When I heard about the Amanda Knox case, I joked with my agent, who is an Italophile, that if she could get me a book contract, she could come live in the villa while I reported and she translated. Well, she got me a book deal. And we moved there as a family and I learned some Italian and I learned a lot about the dark side of Italy, and the perils that lurk in wait for young girls.  It turned out to be a hard year and a hard subject, there was so much that was occult about their society and their judicial system, and some creepy things happened, my laptop was hacked, for example.   But I am extremely proud of that book. I think it’s my best.

Q: Your first book, A Very Private Woman, also dealt with a woman’s murder—that of Mary Meyer, who was a Washington socialite and a mistress of John F. Kennedy. Do you see any comparisons between the two stories?

A: Now that you mention it, there is at least one huge similarity:  a dead white woman, presumably murdered by a black male. And that is unfortunate because I am most definitely not obsessed with that particular sort of incident. Other than that, I suppose researching both stories involved trying to get through the gates of some notoriously secretive and well-guarded institutions, to wit, the CIA and the Georgetown social x-rays in the first book, and the Italian judiciary and occult societies like the Masons in the latest.

Q: You worked for Time magazine and People, and have written for a variety of other publications. What do you think of all the changes occurring these days in the news business?

A: I find it somewhat daunting that the industry in which I have made a career is undergoing such profound change.  I am adapting.

Q: What are you working on now?

A: I have had a weekly column at the New York Observer for the last several months, which is great fun. I have been writing lot of journalism for various magazines over the last year; my next story will be in Town and Country, interviews with men and women recalling growing up as children of the founders of the CIA in the 1950s. I am desultorily looking for another book idea. I will know it when I see it. I’m also toying with the idea of writing a little fiction again.

Q: Anything else we should know?

A: I have been doing a bit of motivational speaking. I like it and hope to do more of it. We all need encouragement to live our lives authentically and creatively.

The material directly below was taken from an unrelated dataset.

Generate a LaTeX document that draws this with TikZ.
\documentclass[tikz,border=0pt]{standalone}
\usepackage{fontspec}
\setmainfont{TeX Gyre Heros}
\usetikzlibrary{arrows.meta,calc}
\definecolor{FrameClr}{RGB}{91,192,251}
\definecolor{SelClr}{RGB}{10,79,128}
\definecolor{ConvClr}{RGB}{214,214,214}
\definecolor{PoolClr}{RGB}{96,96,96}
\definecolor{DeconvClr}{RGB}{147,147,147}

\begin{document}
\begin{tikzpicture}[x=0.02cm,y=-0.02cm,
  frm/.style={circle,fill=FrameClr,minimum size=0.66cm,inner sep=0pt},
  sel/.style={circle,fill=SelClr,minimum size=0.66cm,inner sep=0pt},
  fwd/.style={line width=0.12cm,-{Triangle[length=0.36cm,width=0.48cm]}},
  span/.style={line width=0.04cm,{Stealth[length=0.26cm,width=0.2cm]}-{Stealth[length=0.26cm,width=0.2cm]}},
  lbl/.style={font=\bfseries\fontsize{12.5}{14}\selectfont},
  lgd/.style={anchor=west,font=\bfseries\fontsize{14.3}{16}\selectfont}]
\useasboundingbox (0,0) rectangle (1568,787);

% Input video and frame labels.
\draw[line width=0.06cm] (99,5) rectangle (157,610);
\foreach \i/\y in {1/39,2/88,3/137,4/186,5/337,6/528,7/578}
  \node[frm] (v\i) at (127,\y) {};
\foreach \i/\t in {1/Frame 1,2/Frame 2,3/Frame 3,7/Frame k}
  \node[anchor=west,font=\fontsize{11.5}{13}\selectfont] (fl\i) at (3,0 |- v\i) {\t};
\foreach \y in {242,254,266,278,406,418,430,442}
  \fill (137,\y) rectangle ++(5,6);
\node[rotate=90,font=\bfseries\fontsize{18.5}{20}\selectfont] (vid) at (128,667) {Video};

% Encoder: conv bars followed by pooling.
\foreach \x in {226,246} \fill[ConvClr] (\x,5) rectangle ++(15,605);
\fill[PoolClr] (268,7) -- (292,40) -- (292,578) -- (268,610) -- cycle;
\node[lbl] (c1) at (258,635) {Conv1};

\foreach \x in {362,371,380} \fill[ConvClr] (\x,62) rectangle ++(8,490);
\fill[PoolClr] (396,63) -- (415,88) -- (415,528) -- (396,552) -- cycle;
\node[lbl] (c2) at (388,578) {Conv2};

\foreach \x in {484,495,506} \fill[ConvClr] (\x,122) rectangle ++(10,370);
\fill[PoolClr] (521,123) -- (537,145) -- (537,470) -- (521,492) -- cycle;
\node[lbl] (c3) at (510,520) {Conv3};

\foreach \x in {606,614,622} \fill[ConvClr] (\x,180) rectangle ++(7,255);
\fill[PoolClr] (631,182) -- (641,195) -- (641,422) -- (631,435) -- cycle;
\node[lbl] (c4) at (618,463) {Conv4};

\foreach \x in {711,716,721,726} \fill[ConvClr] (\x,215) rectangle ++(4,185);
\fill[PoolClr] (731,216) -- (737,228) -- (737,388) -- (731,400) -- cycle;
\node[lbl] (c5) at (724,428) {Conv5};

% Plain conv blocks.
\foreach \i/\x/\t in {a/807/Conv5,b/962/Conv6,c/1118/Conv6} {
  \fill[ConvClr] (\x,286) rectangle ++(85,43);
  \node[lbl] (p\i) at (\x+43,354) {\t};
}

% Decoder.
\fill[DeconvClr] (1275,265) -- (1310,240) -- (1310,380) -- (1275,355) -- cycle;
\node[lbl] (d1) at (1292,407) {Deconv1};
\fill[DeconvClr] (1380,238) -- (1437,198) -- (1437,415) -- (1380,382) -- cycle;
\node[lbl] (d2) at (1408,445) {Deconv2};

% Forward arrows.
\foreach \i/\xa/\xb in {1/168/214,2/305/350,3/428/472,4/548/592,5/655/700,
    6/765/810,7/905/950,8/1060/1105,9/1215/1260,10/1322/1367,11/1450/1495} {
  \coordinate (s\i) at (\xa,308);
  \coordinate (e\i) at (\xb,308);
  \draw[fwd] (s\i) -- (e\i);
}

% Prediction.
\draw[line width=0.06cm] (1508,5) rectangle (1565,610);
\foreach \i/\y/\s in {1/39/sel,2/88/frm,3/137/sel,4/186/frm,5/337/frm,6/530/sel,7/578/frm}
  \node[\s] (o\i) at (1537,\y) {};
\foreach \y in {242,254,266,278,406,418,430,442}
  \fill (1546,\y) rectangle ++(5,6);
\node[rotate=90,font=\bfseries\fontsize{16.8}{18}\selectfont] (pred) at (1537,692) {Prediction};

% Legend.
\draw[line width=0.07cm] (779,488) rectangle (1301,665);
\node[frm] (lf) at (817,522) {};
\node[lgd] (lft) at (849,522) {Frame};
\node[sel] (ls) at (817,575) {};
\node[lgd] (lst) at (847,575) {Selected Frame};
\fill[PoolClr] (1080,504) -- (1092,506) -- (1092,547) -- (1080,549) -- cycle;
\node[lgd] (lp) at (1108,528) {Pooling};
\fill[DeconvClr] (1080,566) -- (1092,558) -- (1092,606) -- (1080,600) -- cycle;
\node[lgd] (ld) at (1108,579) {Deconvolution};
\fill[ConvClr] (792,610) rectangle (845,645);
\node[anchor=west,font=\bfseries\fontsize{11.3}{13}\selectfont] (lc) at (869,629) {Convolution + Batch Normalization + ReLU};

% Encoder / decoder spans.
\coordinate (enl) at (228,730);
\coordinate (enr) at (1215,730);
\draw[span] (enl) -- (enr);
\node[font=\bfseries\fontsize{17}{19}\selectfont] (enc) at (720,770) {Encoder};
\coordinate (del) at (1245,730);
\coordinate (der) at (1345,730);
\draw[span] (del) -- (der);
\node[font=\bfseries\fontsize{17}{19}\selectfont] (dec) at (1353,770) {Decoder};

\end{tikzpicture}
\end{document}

--Interview with Deborah Kalb


1 comment:

  1. Burleigh went to Italy with an agenda and imposed it on the facts. Native Italians say that her caricature of their history and their culture betrays a tourist-level understanding. She repeatedly leads readers up the garden path to very convincingly instill a completely wrong impression. The interview snippet above illustrates perectly how this works: Most people would read her answer to the question to mean that her interpreter was her agent Deborah Grosvenor. In fact her main interpreter was one of Amanda Knox's closest friends, Giulia Alagna. Nowhere is this disclosed in the book. The upshot of the book is that it's a mixed-up topsy-turvy patriarchal world in which institutions are to be mocked and Knox--who is described as an "eight-year old boy in a gorgeous body" ... "with boundary issues"--is to be celebrated as some sort of feminist triumph. Meanwhile a young woman is dead, her friends are grieving and the Kercher family has been nearly bankrupted trying to fight back against the Knox family's media-financed million-dollar defense. That story scarcely interests Burleigh. She breezily portrays it as all the fault of Italy, and of men "habituated by Internet porn." Give me a break.